[Problem to solve]
Retype only what runs from the first line of the records to the line with "and are the", inclusive, and no pictures.

[Data excerpts]
····················
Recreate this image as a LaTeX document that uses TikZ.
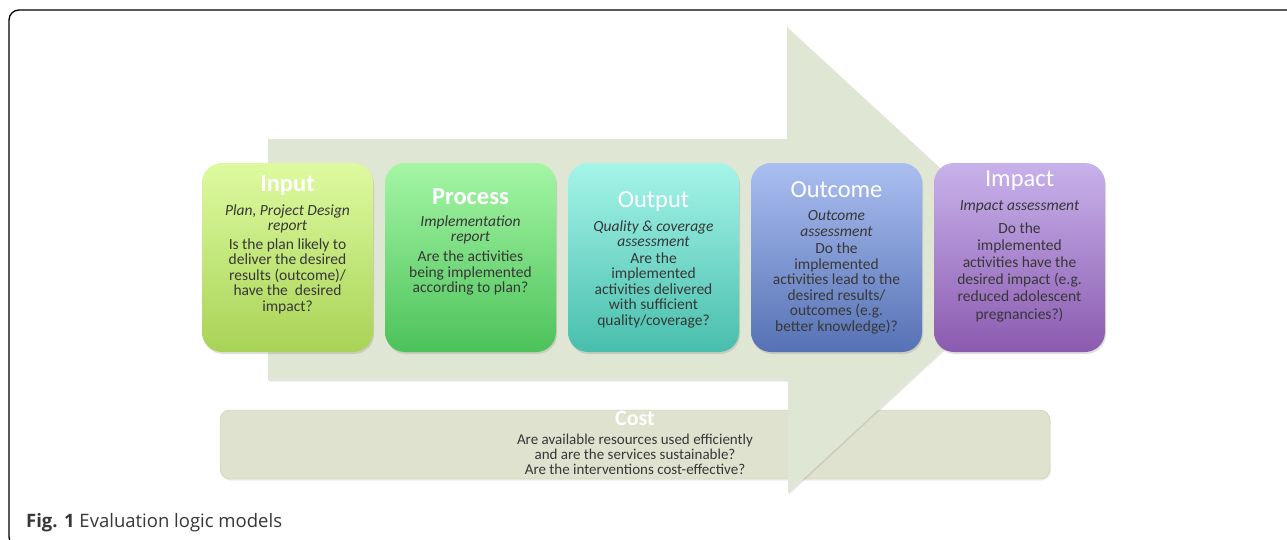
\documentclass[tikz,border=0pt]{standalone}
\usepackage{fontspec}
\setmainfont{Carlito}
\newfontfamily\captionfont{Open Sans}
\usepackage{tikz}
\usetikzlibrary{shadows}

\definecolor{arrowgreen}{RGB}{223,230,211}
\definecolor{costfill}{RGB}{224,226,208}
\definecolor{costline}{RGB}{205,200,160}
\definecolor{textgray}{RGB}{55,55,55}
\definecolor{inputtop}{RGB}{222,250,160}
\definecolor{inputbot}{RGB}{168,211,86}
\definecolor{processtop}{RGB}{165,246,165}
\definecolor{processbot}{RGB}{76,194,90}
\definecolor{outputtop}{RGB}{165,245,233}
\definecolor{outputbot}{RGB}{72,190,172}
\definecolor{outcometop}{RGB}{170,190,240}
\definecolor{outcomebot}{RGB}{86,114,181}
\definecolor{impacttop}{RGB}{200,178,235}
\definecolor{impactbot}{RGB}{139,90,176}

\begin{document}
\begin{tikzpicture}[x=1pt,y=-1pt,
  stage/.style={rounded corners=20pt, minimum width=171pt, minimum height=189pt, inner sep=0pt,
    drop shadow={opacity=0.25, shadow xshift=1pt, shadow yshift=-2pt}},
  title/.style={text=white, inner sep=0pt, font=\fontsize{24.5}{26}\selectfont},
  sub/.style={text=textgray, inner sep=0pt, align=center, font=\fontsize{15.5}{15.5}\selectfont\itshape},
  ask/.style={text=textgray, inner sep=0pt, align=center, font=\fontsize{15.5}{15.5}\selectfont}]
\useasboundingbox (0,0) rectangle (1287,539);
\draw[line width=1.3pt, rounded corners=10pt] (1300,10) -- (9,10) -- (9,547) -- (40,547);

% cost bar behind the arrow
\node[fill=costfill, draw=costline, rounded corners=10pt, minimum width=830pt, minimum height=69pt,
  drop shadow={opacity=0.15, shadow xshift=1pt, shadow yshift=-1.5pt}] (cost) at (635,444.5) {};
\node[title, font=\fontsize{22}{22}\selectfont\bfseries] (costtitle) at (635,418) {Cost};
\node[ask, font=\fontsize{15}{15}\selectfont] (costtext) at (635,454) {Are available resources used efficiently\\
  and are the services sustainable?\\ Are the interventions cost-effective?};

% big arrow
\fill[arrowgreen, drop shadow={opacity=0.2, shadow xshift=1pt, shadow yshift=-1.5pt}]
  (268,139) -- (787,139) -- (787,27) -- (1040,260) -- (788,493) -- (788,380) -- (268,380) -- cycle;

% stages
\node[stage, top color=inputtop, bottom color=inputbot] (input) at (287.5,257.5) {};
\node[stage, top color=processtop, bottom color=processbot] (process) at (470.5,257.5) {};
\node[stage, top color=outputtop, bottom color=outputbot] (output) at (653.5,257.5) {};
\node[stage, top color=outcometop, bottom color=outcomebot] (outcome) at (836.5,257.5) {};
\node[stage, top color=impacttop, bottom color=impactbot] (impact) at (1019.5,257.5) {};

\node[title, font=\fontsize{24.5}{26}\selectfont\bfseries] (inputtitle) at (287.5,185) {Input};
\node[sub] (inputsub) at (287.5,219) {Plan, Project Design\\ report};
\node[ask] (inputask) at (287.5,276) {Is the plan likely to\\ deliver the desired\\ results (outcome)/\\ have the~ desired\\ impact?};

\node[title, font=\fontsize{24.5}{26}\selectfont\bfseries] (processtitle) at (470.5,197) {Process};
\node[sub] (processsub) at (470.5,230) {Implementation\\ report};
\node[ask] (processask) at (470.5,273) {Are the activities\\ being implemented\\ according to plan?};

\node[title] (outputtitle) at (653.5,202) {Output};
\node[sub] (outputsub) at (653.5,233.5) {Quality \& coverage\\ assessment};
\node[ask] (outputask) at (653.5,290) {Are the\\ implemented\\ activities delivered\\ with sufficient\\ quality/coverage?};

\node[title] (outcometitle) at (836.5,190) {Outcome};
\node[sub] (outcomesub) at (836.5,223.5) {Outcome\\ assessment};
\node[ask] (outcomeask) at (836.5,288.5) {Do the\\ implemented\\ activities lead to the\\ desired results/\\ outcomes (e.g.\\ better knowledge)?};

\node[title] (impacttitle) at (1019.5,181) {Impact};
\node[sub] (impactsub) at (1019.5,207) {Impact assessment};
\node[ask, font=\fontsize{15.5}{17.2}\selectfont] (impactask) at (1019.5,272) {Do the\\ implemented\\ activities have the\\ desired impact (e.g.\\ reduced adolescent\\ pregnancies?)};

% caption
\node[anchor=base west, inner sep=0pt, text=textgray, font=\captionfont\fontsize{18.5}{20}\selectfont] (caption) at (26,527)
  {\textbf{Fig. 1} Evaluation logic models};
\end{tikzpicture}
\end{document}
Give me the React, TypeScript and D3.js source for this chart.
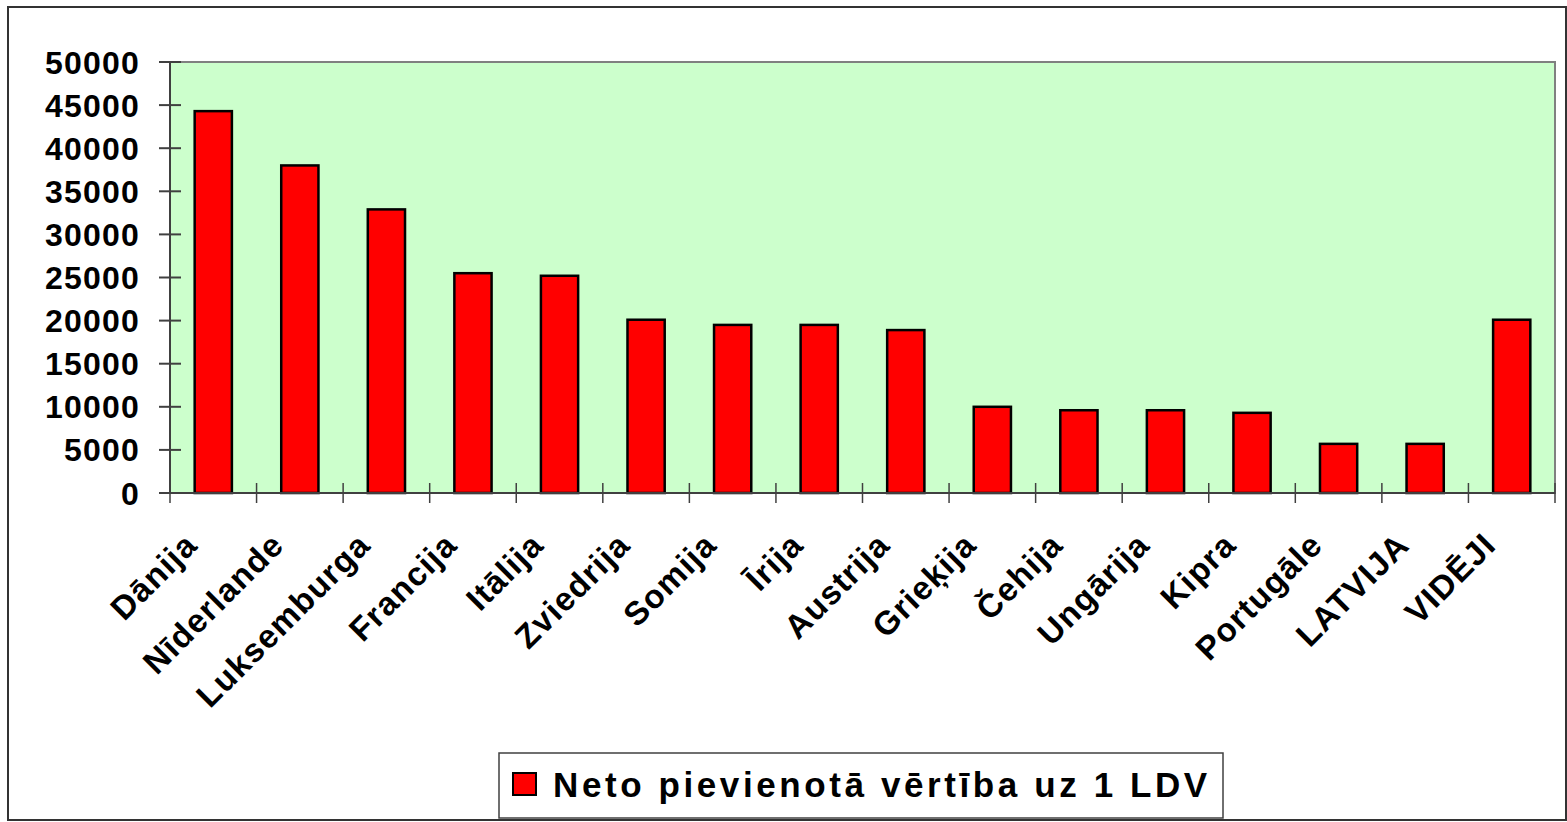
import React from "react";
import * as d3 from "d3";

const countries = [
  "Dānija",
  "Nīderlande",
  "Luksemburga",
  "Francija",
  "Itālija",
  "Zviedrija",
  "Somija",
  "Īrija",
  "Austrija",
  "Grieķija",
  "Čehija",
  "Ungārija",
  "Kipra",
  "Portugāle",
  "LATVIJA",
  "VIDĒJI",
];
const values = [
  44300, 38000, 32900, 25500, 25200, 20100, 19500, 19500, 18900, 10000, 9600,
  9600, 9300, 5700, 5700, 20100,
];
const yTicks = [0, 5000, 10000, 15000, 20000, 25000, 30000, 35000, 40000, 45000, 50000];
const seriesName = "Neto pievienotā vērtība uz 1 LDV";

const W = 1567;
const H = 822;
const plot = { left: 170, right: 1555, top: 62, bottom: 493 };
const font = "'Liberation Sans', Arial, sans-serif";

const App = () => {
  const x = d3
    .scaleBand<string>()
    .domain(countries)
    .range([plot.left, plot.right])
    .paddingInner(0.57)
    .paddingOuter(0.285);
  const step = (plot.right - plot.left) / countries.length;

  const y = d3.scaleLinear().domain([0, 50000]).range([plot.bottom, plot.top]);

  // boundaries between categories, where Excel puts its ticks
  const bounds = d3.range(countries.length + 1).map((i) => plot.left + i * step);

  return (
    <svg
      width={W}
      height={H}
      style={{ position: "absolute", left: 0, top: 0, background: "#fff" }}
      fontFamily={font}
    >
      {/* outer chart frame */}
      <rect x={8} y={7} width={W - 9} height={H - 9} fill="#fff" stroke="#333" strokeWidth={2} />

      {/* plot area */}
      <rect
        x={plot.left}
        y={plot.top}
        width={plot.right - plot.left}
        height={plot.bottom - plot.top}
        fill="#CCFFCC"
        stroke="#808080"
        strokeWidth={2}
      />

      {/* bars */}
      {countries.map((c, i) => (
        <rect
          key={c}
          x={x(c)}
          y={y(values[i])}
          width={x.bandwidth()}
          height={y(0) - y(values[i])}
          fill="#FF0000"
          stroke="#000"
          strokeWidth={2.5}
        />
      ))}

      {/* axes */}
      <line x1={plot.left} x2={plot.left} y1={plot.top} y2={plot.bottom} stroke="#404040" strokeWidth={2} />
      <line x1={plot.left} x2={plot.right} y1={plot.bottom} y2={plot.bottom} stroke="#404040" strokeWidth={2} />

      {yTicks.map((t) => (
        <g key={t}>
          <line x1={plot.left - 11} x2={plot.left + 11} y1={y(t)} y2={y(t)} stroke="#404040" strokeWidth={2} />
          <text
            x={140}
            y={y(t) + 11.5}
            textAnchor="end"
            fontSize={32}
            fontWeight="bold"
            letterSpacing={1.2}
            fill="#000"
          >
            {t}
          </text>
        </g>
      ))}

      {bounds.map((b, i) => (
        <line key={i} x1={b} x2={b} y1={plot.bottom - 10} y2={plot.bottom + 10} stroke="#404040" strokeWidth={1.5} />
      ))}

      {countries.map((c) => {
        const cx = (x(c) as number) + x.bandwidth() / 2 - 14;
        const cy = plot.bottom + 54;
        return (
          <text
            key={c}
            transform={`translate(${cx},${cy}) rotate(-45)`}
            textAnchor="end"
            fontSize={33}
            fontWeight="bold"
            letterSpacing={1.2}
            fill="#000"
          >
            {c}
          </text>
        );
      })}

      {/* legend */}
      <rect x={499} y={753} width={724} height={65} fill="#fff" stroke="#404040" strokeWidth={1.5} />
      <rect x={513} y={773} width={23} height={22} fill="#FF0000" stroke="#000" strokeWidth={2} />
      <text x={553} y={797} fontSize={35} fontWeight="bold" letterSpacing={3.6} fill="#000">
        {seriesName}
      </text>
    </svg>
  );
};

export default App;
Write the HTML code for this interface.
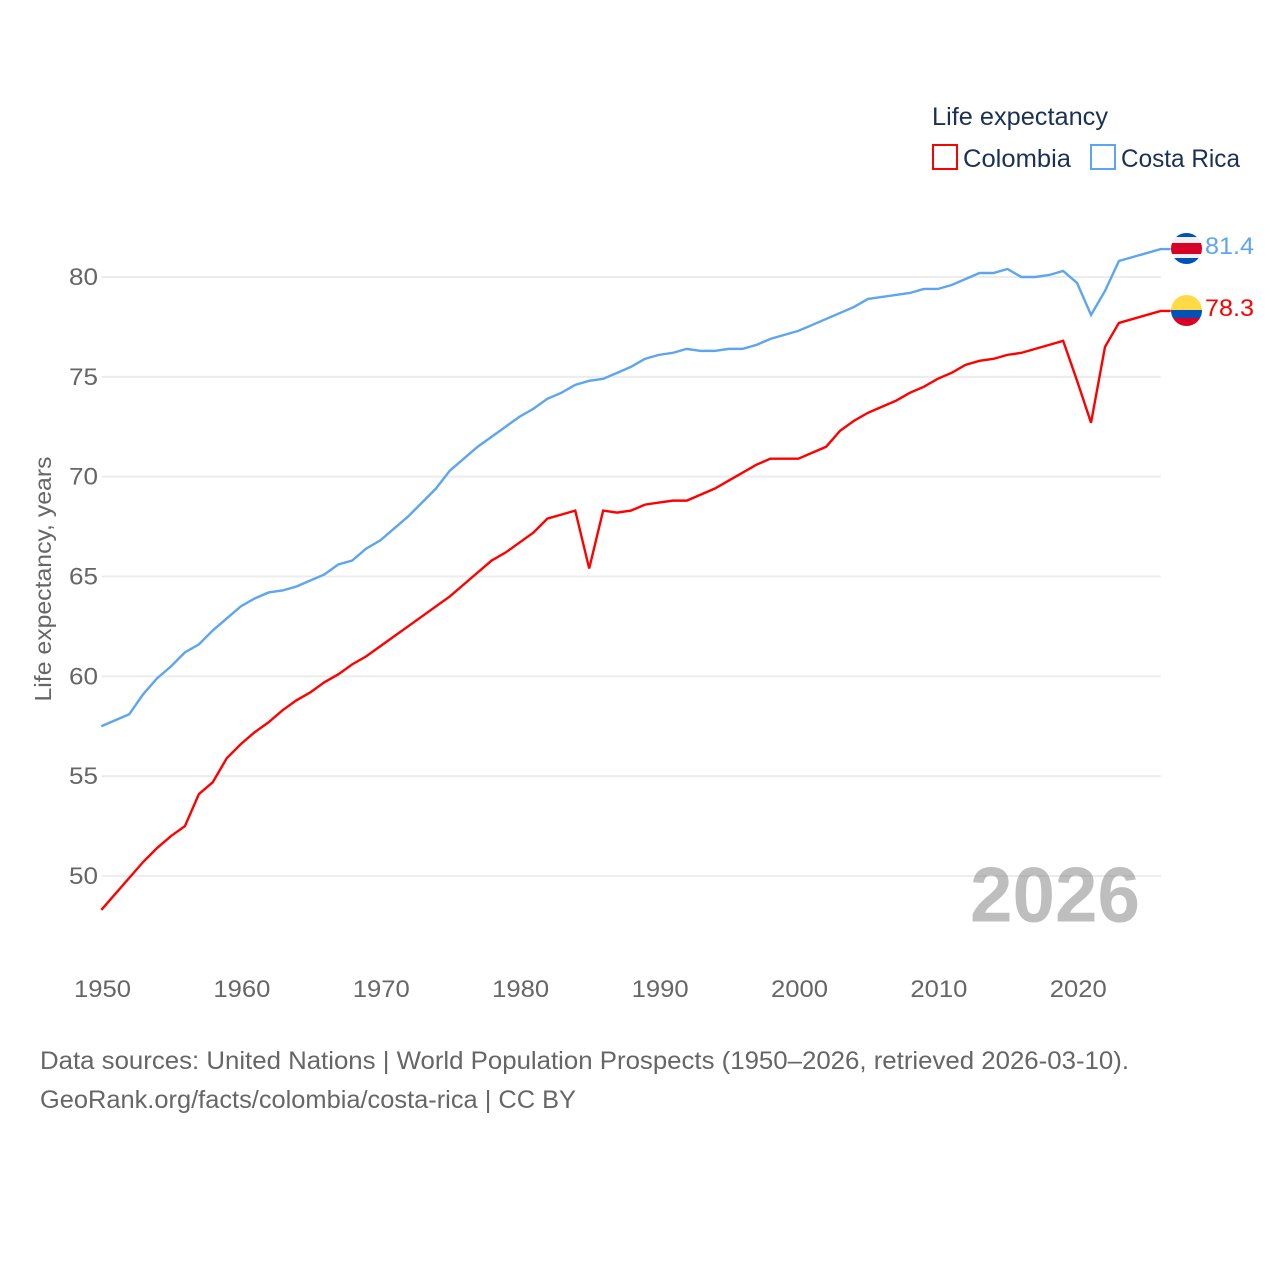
····················
[Response]
Recreate this image as a LaTeX document that uses TikZ.
\documentclass[tikz,border=0pt]{standalone}
\usepackage{fontspec}
\setmainfont{Carlito}
\newfontfamily\captionfont{Open Sans}
\usepackage{tikz}
\usetikzlibrary{shadows}

\definecolor{arrowgreen}{RGB}{223,230,211}
\definecolor{costfill}{RGB}{224,226,208}
\definecolor{costline}{RGB}{205,200,160}
\definecolor{textgray}{RGB}{55,55,55}
\definecolor{inputtop}{RGB}{222,250,160}
\definecolor{inputbot}{RGB}{168,211,86}
\definecolor{processtop}{RGB}{165,246,165}
\definecolor{processbot}{RGB}{76,194,90}
\definecolor{outputtop}{RGB}{165,245,233}
\definecolor{outputbot}{RGB}{72,190,172}
\definecolor{outcometop}{RGB}{170,190,240}
\definecolor{outcomebot}{RGB}{86,114,181}
\definecolor{impacttop}{RGB}{200,178,235}
\definecolor{impactbot}{RGB}{139,90,176}

\begin{document}
\begin{tikzpicture}[x=1pt,y=-1pt,
  stage/.style={rounded corners=20pt, minimum width=171pt, minimum height=189pt, inner sep=0pt,
    drop shadow={opacity=0.25, shadow xshift=1pt, shadow yshift=-2pt}},
  title/.style={text=white, inner sep=0pt, font=\fontsize{24.5}{26}\selectfont},
  sub/.style={text=textgray, inner sep=0pt, align=center, font=\fontsize{15.5}{15.5}\selectfont\itshape},
  ask/.style={text=textgray, inner sep=0pt, align=center, font=\fontsize{15.5}{15.5}\selectfont}]
\useasboundingbox (0,0) rectangle (1287,539);
\draw[line width=1.3pt, rounded corners=10pt] (1300,10) -- (9,10) -- (9,547) -- (40,547);

% cost bar behind the arrow
\node[fill=costfill, draw=costline, rounded corners=10pt, minimum width=830pt, minimum height=69pt,
  drop shadow={opacity=0.15, shadow xshift=1pt, shadow yshift=-1.5pt}] (cost) at (635,444.5) {};
\node[title, font=\fontsize{22}{22}\selectfont\bfseries] (costtitle) at (635,418) {Cost};
\node[ask, font=\fontsize{15}{15}\selectfont] (costtext) at (635,454) {Are available resources used efficiently\\
  and are the services sustainable?\\ Are the interventions cost-effective?};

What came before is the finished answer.